I am assuming I can return any value I want when I define addInPlace in my implementation of AccumulableParam. I am assuming whatever pointer I pass in as r1 will then point to whatever I return.

My boss thinks that the r1 passed in is the only thing allowed in a return statement. This is sounding Ann-Landers-ish, who is right?

There's a case where I just want to throw away r1 and replace it with the object in r2, which would be the new value of this merged accumulator.
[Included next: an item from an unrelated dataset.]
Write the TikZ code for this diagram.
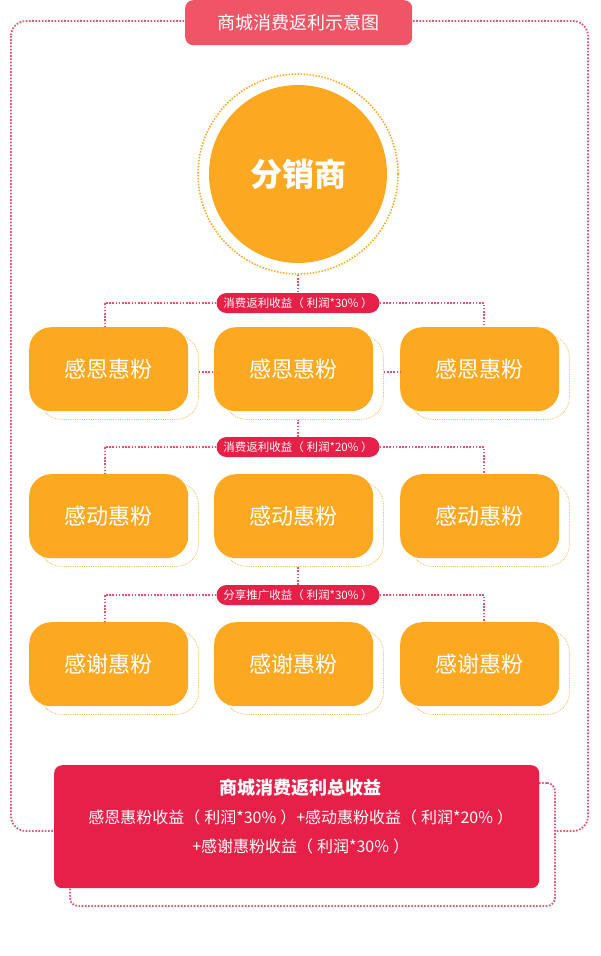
\documentclass[tikz,border=0pt]{standalone}
\usepackage{fontspec}
\setmainfont{Noto Sans CJK SC}
\usepackage{tikz}
\usetikzlibrary{calc}
\definecolor{orangefen}{HTML}{FCA921}
\definecolor{orangeclair}{HTML}{F4BA4E}
\definecolor{rouge}{HTML}{E62046}
\definecolor{rosetitre}{HTML}{EF5567}
\definecolor{rosetrait}{HTML}{E9506A}
\tikzstyle{hui} = [rectangle, rounded corners=22pt, fill=orangefen, minimum width=159pt, minimum height=84pt, inner sep=0pt, text=white, font=\fontsize{22}{22}\selectfont]
\tikzstyle{ombre} = [rectangle, rounded corners=22pt, draw=orangeclair, densely dotted, line width=0.8pt, minimum width=159pt, minimum height=84pt, inner sep=0pt]
\tikzstyle{etiquette} = [rectangle, rounded corners=10pt, fill=rouge, minimum width=163pt, minimum height=20pt, inner sep=0pt, text=white, font=\fontsize{11.5}{12}\selectfont]
\tikzstyle{pointille} = [draw=rosetrait, line width=1.8pt, dash pattern=on 1.6pt off 1.6pt]
\newcommand{\pg}{（\hspace{0.25em}}
\newcommand{\pd}{\hspace{0.25em}）}

\begin{document}
\begin{tikzpicture}[x=1pt, y=-1pt]

        \useasboundingbox (0,0) rectangle (600,956);

        % cadre general
        \draw[pointille, rounded corners=15pt] (11,21) rectangle (588,831);

        \node (Titre) [rectangle, rounded corners=8pt, fill=rosetitre, minimum width=227pt, minimum height=45pt, inner sep=0pt, text=white, font=\fontsize{18}{18}\selectfont, anchor=north west] at (185,0) {商城消费返利示意图};

        \node (Anneau) [circle, draw=orangefen, line width=1.6pt, dash pattern=on 1.5pt off 1.5pt, minimum size=200pt, inner sep=0pt] at (298,174) {};
        \node (Distrib) [circle, fill=orangefen, minimum size=178pt, inner sep=0pt, text=white, font=\fontsize{32}{32}\selectfont\bfseries] at (298,174) {分销商};

        % ombres
        \node (O11) [ombre, anchor=north west] at (39,335) {};
        \node (O12) [ombre, anchor=north west] at (224,335) {};
        \node (O13) [ombre, anchor=north west] at (410,335) {};
        \node (O21) [ombre, anchor=north west] at (39,482) {};
        \node (O22) [ombre, anchor=north west] at (224,482) {};
        \node (O23) [ombre, anchor=north west] at (410,482) {};
        \node (O31) [ombre, anchor=north west] at (39,630) {};
        \node (O32) [ombre, anchor=north west] at (224,630) {};
        \node (O33) [ombre, anchor=north west] at (410,630) {};

        % fans
        \node (F11) [hui, anchor=north west] at (29,327) {感恩惠粉};
        \node (F12) [hui, anchor=north west] at (214,327) {感恩惠粉};
        \node (F13) [hui, anchor=north west] at (400,327) {感恩惠粉};
        \node (F21) [hui, anchor=north west] at (29,474) {感动惠粉};
        \node (F22) [hui, anchor=north west] at (214,474) {感动惠粉};
        \node (F23) [hui, anchor=north west] at (400,474) {感动惠粉};
        \node (F31) [hui, anchor=north west] at (29,622) {感谢惠粉};
        \node (F32) [hui, anchor=north west] at (214,622) {感谢惠粉};
        \node (F33) [hui, anchor=north west] at (400,622) {感谢惠粉};

        \node (P1) [etiquette] at (298,303) {消费返利收益\pg 利润*30\%\pd};
        \node (P2) [etiquette] at (298,447) {消费返利收益\pg 利润*20\%\pd};
        \node (P3) [etiquette] at (298,595) {分享推广收益\pg 利润*30\%\pd};

        \draw[pointille] (Anneau.south) -- (P1.north);
        \draw[pointille] (P1.west) -| ($(F11.north) + (-4,0)$);
        \draw[pointille] (P1.east) -| ($(F13.north) + (4,0)$);
        \draw[pointille] ($(F11.east -| O11.east) + (0,3)$) -- ($(F12.west) + (0,3)$);
        \draw[pointille] ($(F12.east -| O12.east) + (0,3)$) -- ($(F13.west) + (0,3)$);

        \draw[pointille] (P2.north) -- (P2.north |- O12.south);
        \draw[pointille] (P2.west) -| ($(F21.north) + (-4,0)$);
        \draw[pointille] (P2.east) -| ($(F23.north) + (4,0)$);

        \draw[pointille] (P3.north) -- (P3.north |- O22.south);
        \draw[pointille] (P3.west) -| ($(F31.north) + (-4,0)$);
        \draw[pointille] (P3.east) -| ($(F33.north) + (4,0)$);

        % total
        \node (OTotal) [rectangle, rounded corners=8pt, fill=white, pointille, minimum width=485pt, minimum height=123pt, inner sep=0pt, anchor=north west] at (69,782) {};
        \node (Total) [rectangle, rounded corners=8pt, fill=rouge, minimum width=485pt, minimum height=123pt, inner sep=0pt, anchor=north west] at (54,765) {};
        \node (TotalTxt) [anchor=north, align=center, text=white, font=\fontsize{16}{29}\selectfont] at ($(Total.north) + (4,10)$) {{\fontsize{18}{18}\selectfont\bfseries 商城消费返利总收益}\\
            感恩惠粉收益\pg 利润*30\%\pd +感动惠粉收益\pg 利润*20\%\pd\\
            +感谢惠粉收益\pg 利润*30\%\pd};

    \end{tikzpicture}
\end{document}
Can I just return r2 or must I do a deep copy to r1 as my (much much more experience Java programming) boss thinks? To be clear, while Spark of course is written in Scala, I am writing a class implementing AccumulableParam in Java.


Solution

  • As a rule of thumb when performing fold-like operations you should never modify the second argument. We can illustrate why with a simple example. Lets assume we have simple accumulator like this:

    import org.apache.spark.AccumulatorParam
    import scala.collection.mutable.{Map => MMap}
    
    type ACC = MMap[String, Int]
    
    object DummyAccumulatorParam extends AccumulatorParam[ACC] {
      def zero(initialValue: ACC): ACC = {
        initialValue
      }
    
      def addInPlace(acc: ACC, v: ACC): ACC = {
        v("x") = acc.getOrElse("x", 0) +  v.getOrElse("x", 0)
        v
      }
    }
    

    It is particularly useful but it doesn't matter. Point is it modifies the second argument. Lets see if it works:

    val rdd = sc.parallelize(Seq(MMap("x" -> 1), MMap("x" -> 1), MMap("x" -> 1)), 1)
    
    val accum1 = sc.accumulator(MMap("x" -> 0))(DummyAccumulatorParam)
    rdd.foreach(x => accum1 += x)
    
    accum1.value
    // scala.collection.mutable.Map[String,Int] = Map(x -> 3)
    

    So far so good. We can even create another one and it sill works as expected:

    val accum2 = sc.accumulator(MMap("x" -> 0))(DummyAccumulatorParam)
    rdd.foreach(x => accum2 += x)
    
    accum2.value
    // scala.collection.mutable.Map[String,Int] = Map(x -> 3)
    

    Now lets cache the data:

    rdd.cache
    

    repeat the process:

    val accum3 = sc.accumulator(MMap("x" -> 0))(DummyAccumulatorParam)
    rdd.foreach(x => accum3 += x)
    
    val accum4 = sc.accumulator(MMap("x" -> 0))(DummyAccumulatorParam)
    rdd.foreach(x => accum4 += x)
    

    and check accumulator value:

    accum4.value
    // scala.collection.mutable.Map[String,Int] = Map(x -> 6)
    

    and RDD content:

    rdd.collect
    // Array[scala.collection.mutable.Map[String,Int]] = 
    //  Array(Map(x -> 1), Map(x -> 3), Map(x -> 6))
    

    So as you can see it is not safe to return or modify the second argument. It applies to other similar operations like fold or aggregate as well.